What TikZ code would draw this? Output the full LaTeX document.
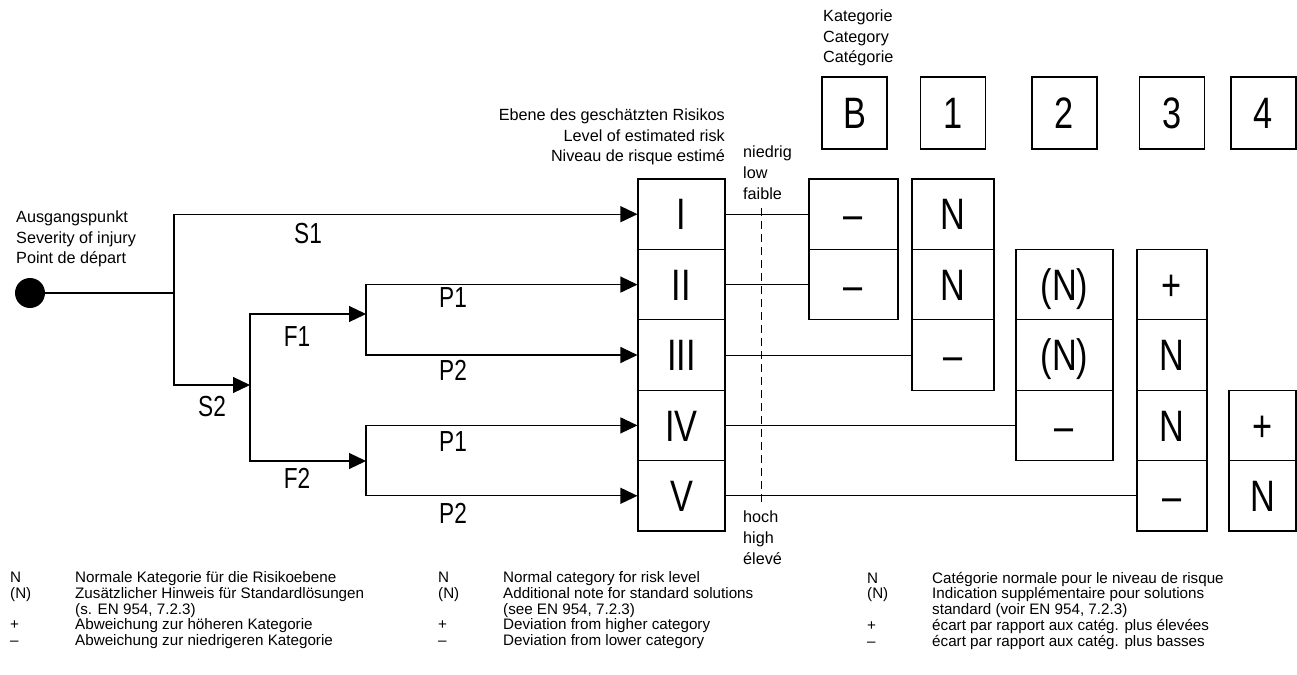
\documentclass[tikz,border=0pt]{standalone}
\usepackage{fontspec}
\setmainfont{Liberation Sans}
\newfontfamily\condfont{Liberation Sans}[FakeStretch=0.78]
\usetikzlibrary{arrows.meta}
\newcommand{\lblfont}{\fontsize{16.2}{20.8}\selectfont}
\newcommand{\keyfont}{\fontsize{15.2}{15.3}\selectfont}
\newcommand{\bigfont}{\condfont\fontsize{44}{44}\selectfont}
\newcommand{\brfont}{\condfont\fontsize{29}{29}\selectfont}
\tikzset{
  lbl/.style={font=\lblfont, inner sep=0pt},
  lvl/.style={draw, line width=1.1pt, minimum width=87pt, minimum height=70.4pt,
    inner sep=0pt, text height=31.5pt, text depth=0pt, font=\bigfont},
  cell/.style={draw, line width=1.1pt, minimum height=70.4pt,
    inner sep=0pt, text height=31.5pt, text depth=0pt, font=\bigfont},
  cat/.style={draw, line width=1.1pt, minimum width=65pt, minimum height=72pt,
    inner sep=0pt, text height=31.5pt, text depth=0pt, font=\bigfont},
  brlbl/.style={font=\brfont, inner sep=0pt},
  flow/.style={line width=1.1pt, -{Triangle[length=17pt,width=16pt]}},
  link/.style={line width=0.8pt},
  key/.style={anchor=north west, inner sep=0pt, font=\keyfont}
}

\begin{document}
\begin{tikzpicture}[x=1pt, y=-1pt]
  \useasboundingbox (0,0) rectangle (1297,674);

  % labels
  \node[lbl, anchor=west, align=left] (start lbl) at (16,239)
    {Ausgangspunkt\\Severity of injury\\Point de départ};
  \node[lbl, anchor=east, align=right] (risk lbl) at (725,137)
    {Ebene des geschätzten Risikos\\Level of estimated risk\\Niveau de risque estimé};
  \node[lbl, anchor=west, align=left] (low lbl) at (743,173) {niedrig\\low\\faible};
  \node[lbl, anchor=west, align=left] (high lbl) at (743,538) {hoch\\high\\élevé};
  \node[lbl, anchor=west, align=left] (cat lbl) at (823,38) {Kategorie\\Category\\Catégorie};

  % levels of risk
  \node[lvl] (lI)   at (681.5,214.2) {I};
  \node[lvl] (lII)  at (681.5,284.6) {II};
  \node[lvl] (lIII) at (681.5,355.0) {III};
  \node[lvl] (lIV)  at (681.5,425.4) {IV};
  \node[lvl] (lV)   at (681.5,495.8) {V};

  % categories
  \node[cat] (cB) at (854.5,113) {B};
  \node[cat] (c1) at (953,113) {1};
  \node[cat] (c2) at (1064.5,113) {2};
  \node[cat] (c3) at (1172,113) {3};
  \node[cat] (c4) at (1263.5,113) {4};

  \node[cell, minimum width=89pt] (bI)  at (853.5,214.2) {–};
  \node[cell, minimum width=89pt] (bII) at (853.5,284.6) {–};

  \node[cell, minimum width=82pt] (oneI)   at (953,214.2) {N};
  \node[cell, minimum width=82pt] (oneII)  at (953,284.6) {N};
  \node[cell, minimum width=82pt] (oneIII) at (953,355.0) {–};

  \node[cell, minimum width=97pt] (twoII)  at (1064.5,284.6) {(N)};
  \node[cell, minimum width=97pt] (twoIII) at (1064.5,355.0) {(N)};
  \node[cell, minimum width=97pt] (twoIV)  at (1064.5,425.4) {–};

  \node[cell, minimum width=70pt] (threeII)  at (1172,284.6) {+};
  \node[cell, minimum width=70pt] (threeIII) at (1172,355.0) {N};
  \node[cell, minimum width=70pt] (threeIV)  at (1172,425.4) {N};
  \node[cell, minimum width=70pt] (threeV)   at (1172,495.8) {–};

  \node[cell, minimum width=67pt] (fourIV) at (1262.5,425.4) {+};
  \node[cell, minimum width=67pt] (fourV)  at (1262.5,495.8) {N};

  % decision tree
  \node[circle, fill, inner sep=0pt, minimum size=30pt] (start) at (30,293) {};
  \coordinate (s)  at (174,293);
  \coordinate (f)  at (250,385);
  \coordinate (pa) at (366,314);
  \coordinate (pb) at (366,461);
  \draw[line width=1.1pt] (start) -- (s);
  \draw[flow] (s) |- (lI);
  \draw[flow] (s) |- (f);
  \draw[flow] (f) |- (pa);
  \draw[flow] (f) |- (pb);
  \draw[flow] (pa) |- (lII);
  \draw[flow] (pa) |- (lIII);
  \draw[flow] (pb) |- (lIV);
  \draw[flow] (pb) |- (lV);

  \node[brlbl] (S1)  at (308,234) {S1};
  \node[brlbl] (S2)  at (212,407) {S2};
  \node[brlbl] (F1)  at (297,337) {F1};
  \node[brlbl] (F2)  at (297,478) {F2};
  \node[brlbl] (P1a) at (453,298) {P1};
  \node[brlbl] (P2a) at (453,370) {P2};
  \node[brlbl] (P1b) at (453,442) {P1};
  \node[brlbl] (P2b) at (453,513) {P2};

  % low -- high
  \coordinate (lo) at (761,208);
  \coordinate (hi) at (761,502);
  \draw[line width=0.8pt, dash pattern=on 8pt off 5pt] (lo) -- (hi);

  \draw[link] (lI) -- (bI);
  \draw[link] (lII) -- (bII);
  \draw[link] (lIII) -- (oneIII);
  \draw[link] (lIV) -- (twoIV);
  \draw[link] (lV) -- (threeV);

  % key
  \node[key] (key de) at (10,571.7) {\begin{tabular}{@{}p{65pt}@{}l@{}}
    N & Normale Kategorie für die Risikoebene\\
    (N) & Zusätzlicher Hinweis für Standardlösungen\\
     & (s. EN 954, 7.2.3)\\
    + & Abweichung zur höheren Kategorie\\
    – & Abweichung zur niedrigeren Kategorie
  \end{tabular}};
  \node[key] (key en) at (438,571.7) {\begin{tabular}{@{}p{65pt}@{}l@{}}
    N & Normal category for risk level\\
    (N) & Additional note for standard solutions\\
     & (see EN 954, 7.2.3)\\
    + & Deviation from higher category\\
    – & Deviation from lower category
  \end{tabular}};
  \node[key] (key fr) at (867,571.7) {\begin{tabular}{@{}p{65pt}@{}l@{}}
    N & Catégorie normale pour le niveau de risque\\
    (N) & Indication supplémentaire pour solutions\\
     & standard (voir EN 954, 7.2.3)\\
    + & écart par rapport aux catég. plus élevées\\
    – & écart par rapport aux catég. plus basses
  \end{tabular}};
\end{tikzpicture}
\end{document}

* * * * * * *

THE PROBLEM — Give an exact copy of the material, leaving out every picture.

PROBLEM SOLUTION —
What TikZ code would draw this? Output the full LaTeX document.
\documentclass[tikz,border=0pt]{standalone}
\usepackage{fontspec}
\setmainfont{Liberation Sans}
\newfontfamily\condfont{Liberation Sans}[FakeStretch=0.78]
\usetikzlibrary{arrows.meta}
\newcommand{\lblfont}{\fontsize{16.2}{20.8}\selectfont}
\newcommand{\keyfont}{\fontsize{15.2}{15.3}\selectfont}
\newcommand{\bigfont}{\condfont\fontsize{44}{44}\selectfont}
\newcommand{\brfont}{\condfont\fontsize{29}{29}\selectfont}
\tikzset{
  lbl/.style={font=\lblfont, inner sep=0pt},
  lvl/.style={draw, line width=1.1pt, minimum width=87pt, minimum height=70.4pt,
    inner sep=0pt, text height=31.5pt, text depth=0pt, font=\bigfont},
  cell/.style={draw, line width=1.1pt, minimum height=70.4pt,
    inner sep=0pt, text height=31.5pt, text depth=0pt, font=\bigfont},
  cat/.style={draw, line width=1.1pt, minimum width=65pt, minimum height=72pt,
    inner sep=0pt, text height=31.5pt, text depth=0pt, font=\bigfont},
  brlbl/.style={font=\brfont, inner sep=0pt},
  flow/.style={line width=1.1pt, -{Triangle[length=17pt,width=16pt]}},
  link/.style={line width=0.8pt},
  key/.style={anchor=north west, inner sep=0pt, font=\keyfont}
}

\begin{document}
\begin{tikzpicture}[x=1pt, y=-1pt]
  \useasboundingbox (0,0) rectangle (1297,674);

  % labels
  \node[lbl, anchor=west, align=left] (start lbl) at (16,239)
    {Ausgangspunkt\\Severity of injury\\Point de départ};
  \node[lbl, anchor=east, align=right] (risk lbl) at (725,137)
    {Ebene des geschätzten Risikos\\Level of estimated risk\\Niveau de risque estimé};
  \node[lbl, anchor=west, align=left] (low lbl) at (743,173) {niedrig\\low\\faible};
  \node[lbl, anchor=west, align=left] (high lbl) at (743,538) {hoch\\high\\élevé};
  \node[lbl, anchor=west, align=left] (cat lbl) at (823,38) {Kategorie\\Category\\Catégorie};

  % levels of risk
  \node[lvl] (lI)   at (681.5,214.2) {I};
  \node[lvl] (lII)  at (681.5,284.6) {II};
  \node[lvl] (lIII) at (681.5,355.0) {III};
  \node[lvl] (lIV)  at (681.5,425.4) {IV};
  \node[lvl] (lV)   at (681.5,495.8) {V};

  % categories
  \node[cat] (cB) at (854.5,113) {B};
  \node[cat] (c1) at (953,113) {1};
  \node[cat] (c2) at (1064.5,113) {2};
  \node[cat] (c3) at (1172,113) {3};
  \node[cat] (c4) at (1263.5,113) {4};

  \node[cell, minimum width=89pt] (bI)  at (853.5,214.2) {–};
  \node[cell, minimum width=89pt] (bII) at (853.5,284.6) {–};

  \node[cell, minimum width=82pt] (oneI)   at (953,214.2) {N};
  \node[cell, minimum width=82pt] (oneII)  at (953,284.6) {N};
  \node[cell, minimum width=82pt] (oneIII) at (953,355.0) {–};

  \node[cell, minimum width=97pt] (twoII)  at (1064.5,284.6) {(N)};
  \node[cell, minimum width=97pt] (twoIII) at (1064.5,355.0) {(N)};
  \node[cell, minimum width=97pt] (twoIV)  at (1064.5,425.4) {–};

  \node[cell, minimum width=70pt] (threeII)  at (1172,284.6) {+};
  \node[cell, minimum width=70pt] (threeIII) at (1172,355.0) {N};
  \node[cell, minimum width=70pt] (threeIV)  at (1172,425.4) {N};
  \node[cell, minimum width=70pt] (threeV)   at (1172,495.8) {–};

  \node[cell, minimum width=67pt] (fourIV) at (1262.5,425.4) {+};
  \node[cell, minimum width=67pt] (fourV)  at (1262.5,495.8) {N};

  % decision tree
  \node[circle, fill, inner sep=0pt, minimum size=30pt] (start) at (30,293) {};
  \coordinate (s)  at (174,293);
  \coordinate (f)  at (250,385);
  \coordinate (pa) at (366,314);
  \coordinate (pb) at (366,461);
  \draw[line width=1.1pt] (start) -- (s);
  \draw[flow] (s) |- (lI);
  \draw[flow] (s) |- (f);
  \draw[flow] (f) |- (pa);
  \draw[flow] (f) |- (pb);
  \draw[flow] (pa) |- (lII);
  \draw[flow] (pa) |- (lIII);
  \draw[flow] (pb) |- (lIV);
  \draw[flow] (pb) |- (lV);

  \node[brlbl] (S1)  at (308,234) {S1};
  \node[brlbl] (S2)  at (212,407) {S2};
  \node[brlbl] (F1)  at (297,337) {F1};
  \node[brlbl] (F2)  at (297,478) {F2};
  \node[brlbl] (P1a) at (453,298) {P1};
  \node[brlbl] (P2a) at (453,370) {P2};
  \node[brlbl] (P1b) at (453,442) {P1};
  \node[brlbl] (P2b) at (453,513) {P2};

  % low -- high
  \coordinate (lo) at (761,208);
  \coordinate (hi) at (761,502);
  \draw[line width=0.8pt, dash pattern=on 8pt off 5pt] (lo) -- (hi);

  \draw[link] (lI) -- (bI);
  \draw[link] (lII) -- (bII);
  \draw[link] (lIII) -- (oneIII);
  \draw[link] (lIV) -- (twoIV);
  \draw[link] (lV) -- (threeV);

  % key
  \node[key] (key de) at (10,571.7) {\begin{tabular}{@{}p{65pt}@{}l@{}}
    N & Normale Kategorie für die Risikoebene\\
    (N) & Zusätzlicher Hinweis für Standardlösungen\\
     & (s. EN 954, 7.2.3)\\
    + & Abweichung zur höheren Kategorie\\
    – & Abweichung zur niedrigeren Kategorie
  \end{tabular}};
  \node[key] (key en) at (438,571.7) {\begin{tabular}{@{}p{65pt}@{}l@{}}
    N & Normal category for risk level\\
    (N) & Additional note for standard solutions\\
     & (see EN 954, 7.2.3)\\
    + & Deviation from higher category\\
    – & Deviation from lower category
  \end{tabular}};
  \node[key] (key fr) at (867,571.7) {\begin{tabular}{@{}p{65pt}@{}l@{}}
    N & Catégorie normale pour le niveau de risque\\
    (N) & Indication supplémentaire pour solutions\\
     & standard (voir EN 954, 7.2.3)\\
    + & écart par rapport aux catég. plus élevées\\
    – & écart par rapport aux catég. plus basses
  \end{tabular}};
\end{tikzpicture}
\end{document}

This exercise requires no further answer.